Emit a verbatim copy of the lines below from the line with "Rebuild this chart" through the line with "plt.rcParams['font.family'] = ['Liberation", excluding pictures and everything outside that range.

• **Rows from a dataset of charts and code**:

------------------------------

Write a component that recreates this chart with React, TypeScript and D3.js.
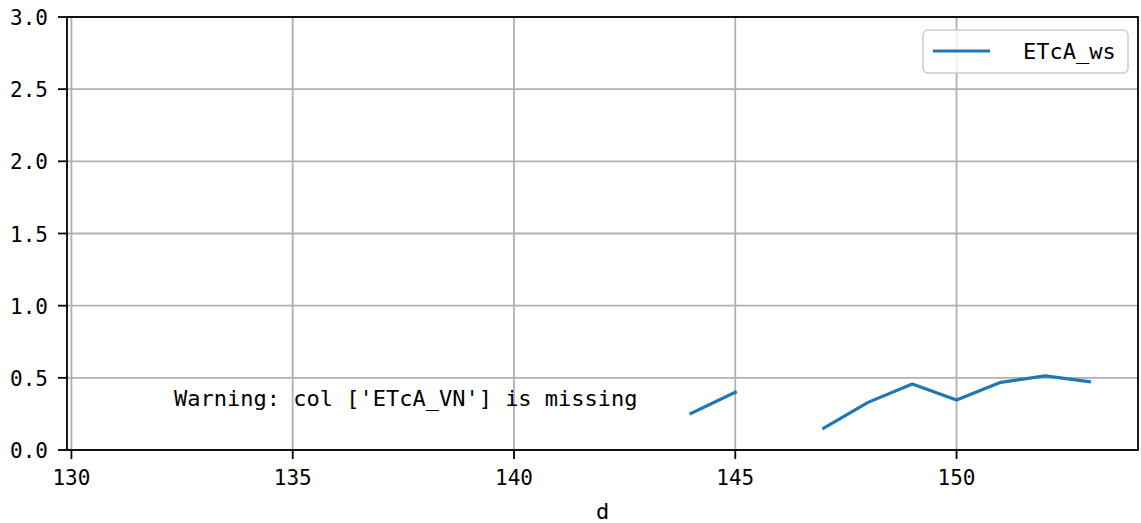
import React from "react";
import * as d3 from "d3";

const days: number[] = [131, 132, 133, 134, 135, 136, 137, 138, 139, 140, 141, 142, 143, 144, 145, 146, 147, 148, 149, 150, 151, 152, 153];
const etcaWs: (number | null)[] = [null, null, null, null, null, null, null, null, null, null, null, null, null, 0.254, 0.40, null, 0.152, 0.33, 0.457, 0.346, 0.469, 0.513, 0.473];
const xTicks: number[] = [130, 135, 140, 145, 150];
const yTicks: number[] = [0, 0.5, 1.0, 1.5, 2.0, 2.5, 3.0];
const seriesName = "ETcA_ws";
const warningText = "Warning: col ['ETcA_VN'] is missing";
const xLabel = "d";

const W = 1141;
const H = 523;
const M = { left: 67, right: 1138, top: 17, bottom: 450 };
const FONT = "'DejaVu Sans Mono', 'Liberation Mono', monospace";

export default function App() {
  const xPad = (days[days.length - 1] - days[0]) * 0.05;
  const x = d3.scaleLinear().domain([days[0] - xPad, days[days.length - 1] + xPad]).range([M.left, M.right]);
  const y = d3.scaleLinear().domain([0, 3]).range([M.bottom, M.top]);
  const pts = days.map((d, i) => ({ d, v: etcaWs[i] }));
  const line = d3
    .line<{ d: number; v: number | null }>()
    .defined((p) => p.v !== null)
    .x((p) => x(p.d))
    .y((p) => y(p.v as number));

  return (
    <svg width={W} height={H} style={{ position: "absolute", left: 0, top: 0, background: "#fff" }}>
      <rect x={0} y={0} width={W} height={H} fill="#fff" />
      {/* grid */}
      {xTicks.map((t) => (
        <line key={"gx" + t} x1={x(t)} x2={x(t)} y1={M.top} y2={M.bottom} stroke="#b0b0b0" strokeWidth={1.8} />
      ))}
      {yTicks.map((t) => (
        <line key={"gy" + t} x1={M.left} x2={M.right} y1={y(t)} y2={y(t)} stroke="#b0b0b0" strokeWidth={1.8} />
      ))}
      {/* series */}
      <path d={line(pts) || ""} fill="none" stroke="#1f77b4" strokeWidth={3.2} strokeLinecap="square" strokeLinejoin="round" />
      {/* warning text */}
      <text x={174} y={406} fontFamily={FONT} fontSize={22} fill="#000">
        {warningText}
      </text>
      {/* spines */}
      <rect x={M.left} y={M.top} width={M.right - M.left} height={M.bottom - M.top} fill="none" stroke="#000" strokeWidth={1.8} />
      {/* x ticks */}
      {xTicks.map((t) => (
        <g key={"tx" + t}>
          <line x1={x(t)} x2={x(t)} y1={M.bottom} y2={M.bottom + 9} stroke="#000" strokeWidth={1.8} />
          <text x={x(t)} y={485} textAnchor="middle" fontFamily={FONT} fontSize={21} fill="#000">
            {t}
          </text>
        </g>
      ))}
      {/* y ticks */}
      {yTicks.map((t) => (
        <g key={"ty" + t}>
          <line x1={M.left - 9} x2={M.left} y1={y(t)} y2={y(t)} stroke="#000" strokeWidth={1.8} />
          <text x={48} y={y(t) + 8} textAnchor="end" fontFamily={FONT} fontSize={21} fill="#000">
            {t.toFixed(1)}
          </text>
        </g>
      ))}
      {/* x label */}
      <text x={(M.left + M.right) / 2} y={519} textAnchor="middle" fontFamily={FONT} fontSize={22} fill="#000">
        {xLabel}
      </text>
      {/* legend */}
      <rect x={923} y={30} width={205} height={43} rx={5} ry={5} fill="#fff" fillOpacity={0.8} stroke="#cccccc" strokeWidth={1.5} />
      <line x1={933} x2={990} y1={51} y2={51} stroke="#1f77b4" strokeWidth={3.2} />
      <text x={1023} y={59} fontFamily={FONT} fontSize={22} fill="#000">
        {seriesName}
      </text>
    </svg>
  );
}
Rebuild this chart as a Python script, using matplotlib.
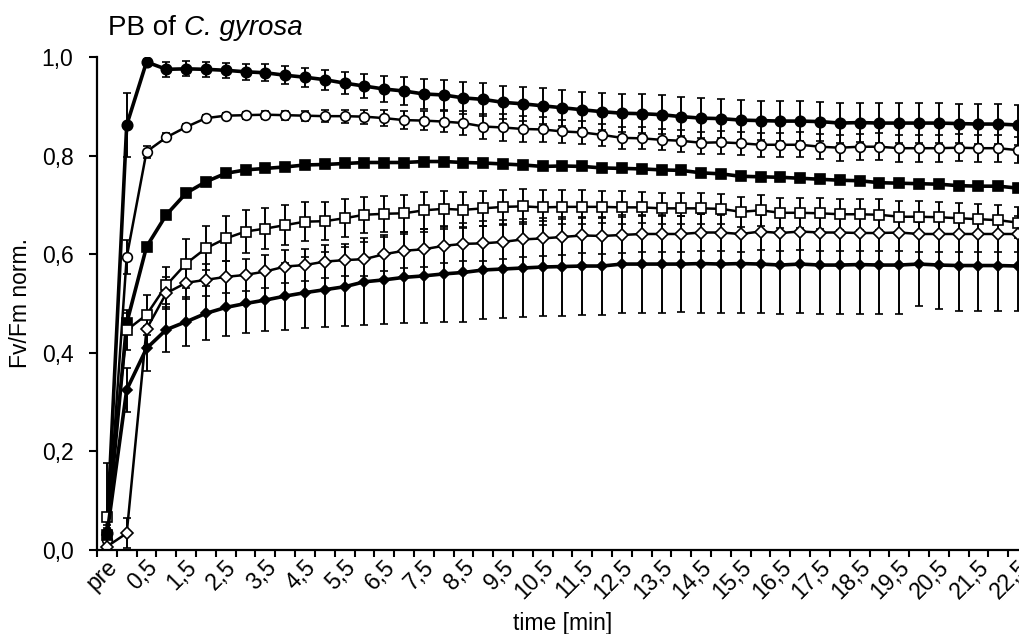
import matplotlib
matplotlib.use('Agg')
import matplotlib.pyplot as plt
from matplotlib.transforms import ScaledTranslation
import numpy as np

plt.rcParams['font.family'] = ['Liberation Sans', 'DejaVu Sans']

# Zeitpunkte (Kategorien)
categories = ['pre', '0', '0,5', '1', '1,5', '2', '2,5', '3', '3,5', '4', '4,5',
              '5', '5,5', '6', '6,5', '7', '7,5', '8', '8,5', '9', '9,5', '10',
              '10,5', '11', '11,5', '12', '12,5', '13', '13,5', '14', '14,5',
              '15', '15,5', '16', '16,5', '17', '17,5', '18', '18,5', '19',
              '19,5', '20', '20,5', '21', '21,5', '22', '22,5']
y_ticks = [0.0, 0.2, 0.4, 0.6, 0.8, 1.0]
y_tick_labels = ['0,0', '0,2', '0,4', '0,6', '0,8', '1,0']

# filled circles (top)
s1 = [0.035, 0.862, 0.990, 0.975, 0.976, 0.975, 0.973, 0.970, 0.968, 0.963, 0.959, 0.954, 0.947,
      0.941, 0.935, 0.931, 0.925, 0.923, 0.917, 0.914, 0.908, 0.905, 0.901, 0.897, 0.893, 0.889,
      0.886, 0.885, 0.883,
      0.879, 0.876, 0.875, 0.872, 0.871, 0.870, 0.870, 0.869, 0.866, 0.867, 0.866, 0.866, 0.866,
      0.866, 0.865, 0.864, 0.864, 0.862]
e1 = [0.010, 0.065, 0.005, 0.015, 0.015, 0.015, 0.015, 0.016, 0.017, 0.018, 0.019, 0.020, 0.022,
      0.024, 0.026, 0.028, 0.030, 0.031, 0.032, 0.033, 0.034, 0.035, 0.036, 0.037, 0.037, 0.038,
      0.038, 0.039, 0.039,
      0.039, 0.040, 0.040, 0.040, 0.040, 0.040, 0.040, 0.040, 0.040, 0.040, 0.040, 0.040, 0.040,
      0.040, 0.040, 0.040, 0.040, 0.040]

# open circles
s2 = [0.020, 0.594, 0.808, 0.837, 0.858, 0.876, 0.881, 0.882, 0.883, 0.882, 0.881, 0.880, 0.880,
      0.879, 0.876, 0.872, 0.871, 0.869, 0.866, 0.859, 0.857, 0.854, 0.853, 0.849, 0.847, 0.842,
      0.836, 0.835, 0.832,
      0.830, 0.826, 0.827, 0.825, 0.822, 0.822, 0.822, 0.818, 0.816, 0.818, 0.818, 0.815, 0.815,
      0.815, 0.816, 0.815, 0.815, 0.811]
e2 = [0.010, 0.035, 0.012, 0.008, 0.006, 0.006, 0.006, 0.007, 0.008, 0.009, 0.010, 0.012, 0.013,
      0.014, 0.016, 0.018, 0.020, 0.022, 0.024, 0.026, 0.027, 0.026, 0.025, 0.024, 0.024, 0.023,
      0.022, 0.022, 0.021,
      0.022, 0.022, 0.023, 0.023, 0.024, 0.024, 0.025, 0.025, 0.026, 0.026, 0.027, 0.027, 0.027,
      0.027, 0.027, 0.027, 0.027, 0.027]

# filled squares
s3 = [0.030, 0.460, 0.615, 0.680, 0.724, 0.747, 0.764, 0.771, 0.774, 0.777, 0.781, 0.782, 0.784,
      0.786, 0.786, 0.786, 0.788, 0.788, 0.786, 0.785, 0.783, 0.781, 0.778, 0.779, 0.778, 0.775,
      0.774, 0.773, 0.771,
      0.770, 0.765, 0.763, 0.758, 0.757, 0.756, 0.754, 0.752, 0.750, 0.749, 0.745, 0.744, 0.743,
      0.742, 0.739, 0.738, 0.738, 0.734]
e3 = [0.010, 0.020] + [0.005] * 45

# open squares
s4 = [0.067, 0.446, 0.477, 0.537, 0.581, 0.612, 0.632, 0.646, 0.652, 0.659, 0.666, 0.667, 0.673,
      0.680, 0.682, 0.683, 0.689, 0.692, 0.690, 0.693, 0.696, 0.697, 0.695, 0.696, 0.696, 0.696,
      0.695, 0.695, 0.693,
      0.693, 0.693, 0.692, 0.686, 0.689, 0.684, 0.684, 0.683, 0.681, 0.681, 0.680, 0.676, 0.676,
      0.675, 0.673, 0.671, 0.669, 0.664]
e4 = [0.110, 0.040, 0.040, 0.038, 0.050, 0.045, 0.045, 0.043, 0.042, 0.041, 0.040, 0.039, 0.038,
      0.037, 0.037, 0.037, 0.037, 0.036, 0.036, 0.036, 0.035, 0.035, 0.035, 0.034, 0.034, 0.033,
      0.033, 0.032, 0.032,
      0.031, 0.031, 0.031, 0.031, 0.031, 0.031, 0.031, 0.031, 0.031, 0.031, 0.031, 0.031, 0.031,
      0.031, 0.031, 0.031, 0.031, 0.031]

# open diamonds
s5 = [0.007, 0.034, 0.448, 0.521, 0.542, 0.548, 0.554, 0.558, 0.565, 0.575, 0.578, 0.585, 0.588,
      0.590, 0.600, 0.607, 0.610, 0.617, 0.621, 0.622, 0.625, 0.630, 0.632, 0.635, 0.638, 0.637,
      0.639, 0.641, 0.641,
      0.641, 0.644, 0.644, 0.641, 0.646, 0.643, 0.646, 0.644, 0.644, 0.643, 0.643, 0.644, 0.641,
      0.641, 0.641, 0.641, 0.641, 0.641]
e5 = [0.005, 0.030, 0.035, 0.033, 0.033, 0.033, 0.033, 0.033, 0.033, 0.033, 0.033, 0.033, 0.033,
      0.034, 0.034, 0.034, 0.035, 0.035, 0.035, 0.035, 0.035, 0.036, 0.036, 0.036, 0.036, 0.036,
      0.037, 0.037, 0.037,
      0.037, 0.037, 0.037, 0.037, 0.037, 0.037, 0.037, 0.037, 0.037, 0.037, 0.037, 0.037, 0.037,
      0.037, 0.037, 0.037, 0.037, 0.037]

# small filled (bottom)
s6 = [0.030, 0.325, 0.409, 0.447, 0.463, 0.480, 0.492, 0.500, 0.507, 0.515, 0.522, 0.528, 0.534,
      0.544, 0.548, 0.553, 0.556, 0.560, 0.563, 0.568, 0.570, 0.572, 0.574, 0.575, 0.576, 0.576,
      0.580, 0.580, 0.580,
      0.580, 0.581, 0.580, 0.581, 0.580, 0.578, 0.580, 0.578, 0.578, 0.579, 0.578, 0.578, 0.580,
      0.578, 0.577, 0.577, 0.577, 0.576]
e6 = [0.020, 0.045, 0.045, 0.045, 0.050, 0.055, 0.057, 0.060, 0.063, 0.068, 0.072, 0.076, 0.080,
      0.088, 0.090, 0.092, 0.095, 0.097, 0.100, 0.100, 0.100, 0.100, 0.100, 0.100, 0.100, 0.100,
      0.100, 0.100, 0.100,
      0.098, 0.100, 0.100, 0.100, 0.100, 0.100, 0.100, 0.100, 0.100, 0.100, 0.100, 0.100, 0.085,
      0.090, 0.092, 0.092, 0.092, 0.092]

fig = plt.figure(figsize=(10.2, 6.34), dpi=100)
ax = fig.add_axes([97 / 1020, 84 / 634, 931 / 1020, 493 / 634])

x = np.arange(len(categories))
styles = [
    (s1, e1, 'o', 'black', 7.5, 2.6),
    (s2, e2, 'o', 'white', 7.0, 1.8),
    (s3, e3, 's', 'black', 7.0, 2.6),
    (s4, e4, 's', 'white', 7.5, 1.8),
    (s5, e5, 'D', 'white', 6.0, 1.8),
    (s6, e6, 'D', 'black', 5.0, 2.6),
]
for y, err, marker, mfc, ms, lw in styles:
    ax.errorbar(x, y, yerr=err, fmt='-', marker=marker, color='black', mfc=mfc,
                mec='black', mew=1.2, ms=ms, lw=lw, ecolor='black',
                elinewidth=1.4, capsize=3.2, capthick=1.4)

ax.set_xlim(-0.5, len(categories) - 0.5)
ax.set_ylim(0, 1.0)
for side in ['top', 'right']:
    ax.spines[side].set_visible(False)
for side in ['left', 'bottom']:
    ax.spines[side].set_linewidth(1.6)

ax.set_xticks(x[::2])
ax.set_xticklabels(categories[::2])
ax.set_xticks(np.arange(-0.5, len(categories), 1), minor=True)
ax.tick_params(axis='x', which='major', length=0, pad=4, labelsize=16.5)
ax.tick_params(axis='x', which='minor', length=5, width=1.5, direction='out')
offset = ScaledTranslation(-1 / 100, 0, fig.dpi_scale_trans)
for lab in ax.get_xticklabels():
    lab.set_rotation(45)
    lab.set_ha('right')
    lab.set_rotation_mode('anchor')
    lab.set_transform(lab.get_transform() + offset)

ax.set_yticks(y_ticks)
ax.set_yticklabels(y_tick_labels)
ax.tick_params(axis='y', length=6, width=1.5, pad=11, labelsize=16.5)

ax.set_ylabel('Fv/Fm norm.', fontsize=16.5)
ax.yaxis.set_label_coords(-0.07, 0.5)
ax.set_xlabel('time [min]', fontsize=16.5)
ax.xaxis.set_label_coords(0.5, -0.125)

# Titel: "PB of" normal, Artname kursiv
t1 = fig.text(108 / 1020, 1 - 35 / 634, 'PB of', fontsize=20, ha='left', va='baseline')
fig.canvas.draw()
ax.annotate('C. gyrosa', xy=(1, 0), xycoords=t1, xytext=(5.5, 0),
            textcoords='offset points', fontsize=20, fontstyle='italic',
            ha='left', va='bottom', annotation_clip=False)

fig.savefig('out.png', dpi=100)
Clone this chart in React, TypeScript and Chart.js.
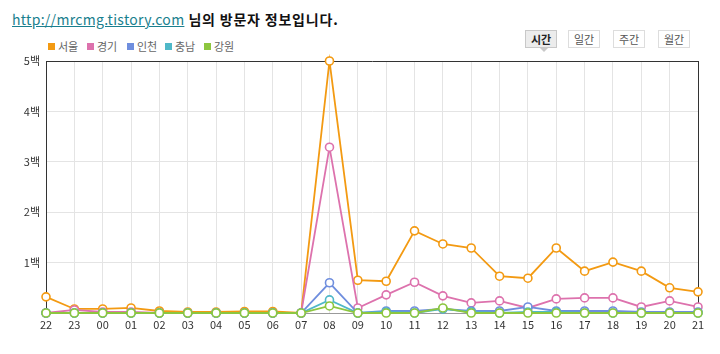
import React, { useEffect, useRef } from "react";
import { Chart, registerables } from "chart.js";

Chart.register(...registerables);

const hours = ["22", "23", "00", "01", "02", "03", "04", "05", "06", "07", "08", "09", "10", "11", "12", "13", "14", "15", "16", "17", "18", "19", "20", "21"];
const seoul = [32, 8, 8, 10, 4, 2, 2, 3, 3, 0, 500, 65, 63, 163, 137, 129, 73, 69, 129, 83, 101, 83, 50, 42];
const gyeonggi = [0, 6, 2, 2, 0, 0, 0, 0, 0, 0, 329, 10, 36, 61, 34, 20, 24, 10, 28, 30, 30, 12, 24, 12];
const incheon = [0, 0, 0, 0, 0, 0, 0, 0, 0, 0, 60, 0, 4, 4, 8, 4, 4, 12, 4, 4, 4, 2, 2, 2];
const chungnam = [0, 0, 0, 0, 0, 0, 0, 0, 0, 0, 26, 0, 2, 0, 8, 2, 0, 2, 2, 0, 0, 0, 0, 0];
const gangwon = [0, 0, 0, 0, 0, 0, 0, 0, 0, 0, 14, 0, 0, 0, 10, 0, 0, 0, 0, 0, 0, 0, 0, 0];
const seriesNames = ["서울", "경기", "인천", "충남", "강원"];
const seriesColors = ["#f39a12", "#dd72ad", "#6f8ede", "#4fb8c8", "#8dc63f"];
const yTicks = [0, 100, 200, 300, 400, 500];
const buttons = ["시간", "일간", "주간", "월간"];

const FONT = "'Noto Sans CJK KR', 'DejaVu Sans', sans-serif";

export default function App() {
  const ref = useRef<HTMLCanvasElement | null>(null);

  useEffect(() => {
    const values = [seoul, gyeonggi, incheon, chungnam, gangwon];
    const chart = new Chart(ref.current as HTMLCanvasElement, {
      type: "line",
      data: {
        labels: hours,
        datasets: values.map((d, i) => ({
          label: seriesNames[i],
          data: d,
          borderColor: seriesColors[i],
          backgroundColor: "#ffffff",
          pointBackgroundColor: "#ffffff",
          pointBorderColor: seriesColors[i],
          pointRadius: 4,
          pointBorderWidth: 1.6,
          borderWidth: 1.8,
          tension: 0,
          fill: false,
          clip: false,
          order: 4 - i,
        })),
      },
      options: {
        animation: false,
        responsive: false,
        maintainAspectRatio: false,
        layout: { padding: { left: 0, top: 61, right: 22, bottom: 0 } },
        plugins: { legend: { display: false }, tooltip: { enabled: false } },
        scales: {
          x: {
            type: "category",
            offset: false,
            grid: {
              color: (ctx: any) => (ctx.index === hours.length - 1 ? "#333333" : "#e4e4e4"),
              drawTicks: false,
            },
            border: { color: "#9a9a9a" },
            ticks: {
              padding: 5,
              color: "#333",
              font: { family: FONT, size: 11 },
              maxRotation: 0,
              autoSkip: false,
            },
            afterFit: (s: any) => {
              s.height = 41;
            },
          },
          y: {
            min: 0,
            max: 500,
            afterBuildTicks: (s: any) => {
              s.ticks = yTicks.map((v) => ({ value: v }));
            },
            grid: {
              color: (ctx: any) => (ctx.tick && ctx.tick.value === 500 ? "#333333" : "#e4e4e4"),
              drawTicks: false,
            },
            border: { color: "#333333" },
            ticks: {
              padding: 6,
              color: "#333",
              font: { family: FONT, size: 11 },
              callback: (v: any) => (v === 0 ? "" : `${v / 100}백`),
            },
            afterFit: (s: any) => {
              s.width = 46;
            },
          },
        },
      },
    });
    return () => chart.destroy();
  }, []);

  const legendX = [48, 87, 127, 165, 204];
  const btnX = [525, 568, 613, 658];

  return (
    <div style={{ position: "absolute", left: 0, top: 0, width: 720, height: 354, background: "#fff", fontFamily: FONT }}>
      <div style={{ position: "absolute", left: 12, top: 10, fontSize: 14, whiteSpace: "nowrap", lineHeight: "18px" }}>
        <span style={{ color: "#1a7f8e", textDecoration: "underline", letterSpacing: 0.3 }}>http://mrcmg.tistory.com</span>
        <span style={{ fontWeight: "bold", color: "#111", letterSpacing: 0.8 }}> 님의 방문자 정보입니다.</span>
      </div>
      {seriesNames.map((n, i) => (
        <div key={n} style={{ position: "absolute", left: legendX[i], top: 39, height: 14, display: "flex", alignItems: "center", fontSize: 11, color: "#666", whiteSpace: "nowrap" }}>
          <span style={{ display: "inline-block", width: 7, height: 7, background: seriesColors[i], marginRight: 3 }} />
          {n}
        </div>
      ))}
      {buttons.map((b, i) => (
        <div
          key={b}
          style={{
            position: "absolute",
            left: btnX[i],
            top: 30,
            width: 32,
            height: 18,
            boxSizing: "border-box",
            border: i === 0 ? "1px solid #c8c8c8" : "1px solid #dddddd",
            background: i === 0 ? "#ececec" : "#ffffff",
            fontSize: 11,
            fontWeight: i === 0 ? "bold" : "normal",
            color: i === 0 ? "#222" : "#555",
            textAlign: "center",
            lineHeight: "16px",
          }}
        >
          {b}
        </div>
      ))}
      <div style={{ position: "absolute", left: 540, top: 48, width: 0, height: 0, borderLeft: "4px solid transparent", borderRight: "4px solid transparent", borderTop: "4px solid #c8c8c8" }} />
      <canvas ref={ref} width={720} height={354} style={{ position: "absolute", left: 0, top: 0, width: 720, height: 354 }} />
    </div>
  );
}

------------------------------

• **WORKED SOLUTION**:
Rebuild this chart as a Python script, using matplotlib.
import matplotlib
matplotlib.use('Agg')
import matplotlib.pyplot as plt
from matplotlib.transforms import ScaledTranslation
import numpy as np

plt.rcParams['font.family'] = ['Liberation Sans', 'DejaVu Sans']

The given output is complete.